I agree that the NAA flag wasn't exactly the flag it should be raised here, but a "other" -> "this answer doesn't add anything new and simply repeats the solutions of other answers", which I believe any moderator would acted by deleting the answer.

So, when comparing existing answers is a valid answer? When your very own solution is part of the comparison:

I recommend fooring the bar with X tool, since the times are 20, 23 and 40 percent faster than Joe, Marc, Jhon solutions.

Otherwise, you are just cluttering the answers. If you want to add your own comparison, just comment on the specifics answers you benchmarked (or whatever variable you were comparing).

3
  • If there is a new solution in the answer, that others have not provided yet, that should have focus (at the top of the answer e.g.) as that solves the OPs problem, and therefore might help others, who have found the post, directly. Such an answer should IMO always be acceptable, whatever other detail you provide (speed comparison or not). But I agree on the limited value of regurgitating (and disagree with the need to have backup answers copying data in advance as Shog9 point 2 seems to suggest).
    – Anthon
    Feb 9, 2015 at 2:55
  • And maybe I should just copy your comment on Shog9's answer there in case you decide to delete it ;-)
    – Anthon
    Feb 9, 2015 at 3:00
  • See my edit, @Anthon - I wasn't actually suggesting that other answers would be deleted.
    – Shog9
    Feb 9, 2015 at 5:01
0

The original question is already a duplicate and now we have more duplicated information, that is, in addition, not really critical of the solutions used (e.g. using the default grep instead of grep -F which can be used as there are no patterns involved (muru's answer).

IMO it is preferable to have this answer in a separate Q&A pair, whereby the title of that question should be adapted to what the answer answers, i.e. includes information about the speed comparison. That way someone might actually hit upon the answer, now googling for text processing speed comparison unix.stackexchange.com doesn't seem to show things (but that might be my googling deficiency). A link to the original question and answers with appropriate credits would of course be necessary.

0

I really like comparisons of different tools. When we decide which tool should be used for the given job then time needed for particular operation is one of the most important thing (the others are availability, portability, etc). So yes, for me it is perfectly acceptable answer, and at least once I gave similar comparison: https://unix.stackexchange.com/a/156602/80886.

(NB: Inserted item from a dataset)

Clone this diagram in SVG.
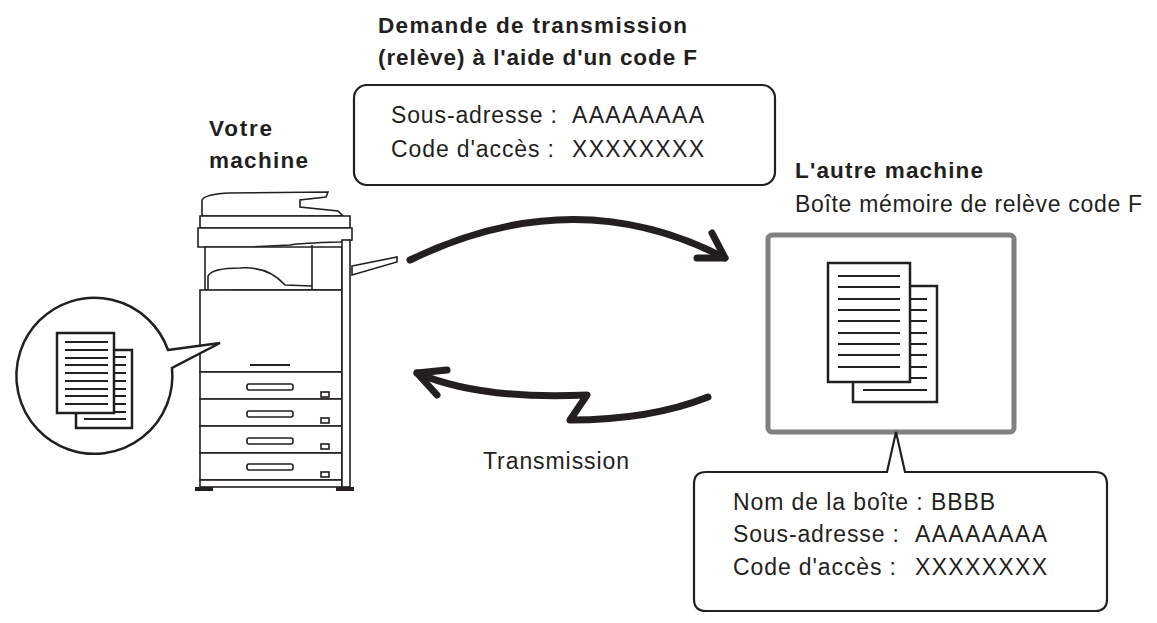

Now, with that being said I have to admit that discussed benchmark looks fishy to me because I can hardly believe that 3 consecutive grep are 6x faster than single grep, and 10x faster than single awk. Really???

I made a fast xcheck:

# creating the file by repeating next 'cat' until abc.txt=196MB
$ cat /usr/src/linux/Documentation/**/*.txt >> abc.txt

Results:

  • single awk:

    $ time bash -c "awk '/a/ && /b/ && /c/' abc.txt >> /dev/null"
    7.75s user 0.23s system 99% cpu 7.984 total
    
  • triple grep:

    $ time bash -c "grep a abc.txt | grep b | grep c >> /dev/null"
    5.65s user 1.41s system 188% cpu 3.745 total
    
  • single grep

    $  time bash -c "grep -e 'a.*b.*c' -e 'a.*c.*b' -e 'b.*a.*c' -e 'b.*c.*a' -e 'c.*a.*b' -e 'c.*b.*a' abc.txt >> /dev/null"
    2.43s user 0.13s system 99% cpu 2.565 total
    
  • single perl:

    $ time bash -c "perl -ne 'print if /a/ && /b/ && /c/' abc.txt >> /dev/null"
    11.95s user 0.21s system 99% cpu 12.174 total
    

I'm not saying that something is incorrect in that answer, but above results make more sense to me:

  • grep as a dedicated tool is fastest because it is designed and optimized to do only one job, and do it fast.
  • single grep is faster than 3, because no time is wasted for forking
  • perl is slowest as it is the largest program

Test done on weak netbook with atom processor, so only relative times make sense.

4
  • Your tests really should be an answer to the main question, they don't belong on meta. That said, the tests will very much depend on your input. I created a 100MB file of random data with 100 characters per line and ran each of the solutions 20 times to get an average. The single grep was indeed faster (0.10s), followed by perl (0.23) and awk (0.26) and the piped grep was last at 0.5. Perl is very good at text processing and the && mean that lines will be skipped as soon as they don't match one of the three. Presumably, grep will need to process the whole line multiple times.
    – terdon Mod
    Feb 6, 2015 at 15:21
  • This is precisely why we shouldn't allow this. Nobody is really qualified to do accurate benchmarking nor has the time to actually do it.
    – Braiam
    Feb 9, 2015 at 2:07
  • no time is wasted for forking - a fork isn't always a waste, though - especially when chained in a single pipeline. You have to consider that calling grep three times means more than just having to call it - it also means you get 3 greps processing the same stream concurrently. Whether or not that is useful depends mostly on whether or not there is enough data to justify it - you only have to fork the three times at the beginning after all. And - especially when the lines get very long - resolving all of those optional * gets pretty expensive.
    – mikeserv
    Feb 10, 2015 at 9:42
  • Actually, I was just thinking about this again (dunno if you care to) but I wonder if you ran those tests on a more typical system if the results wouldn't come out differently. I wouldn't think the atom processor could offer much in the way of concurrency, but on my six-core the two ways are about even at around [12]00 lines of average length, but as soon as the lines get long or the line count approaches the 1000s the 3-grep chain begins to pull ahead at an exponential rate.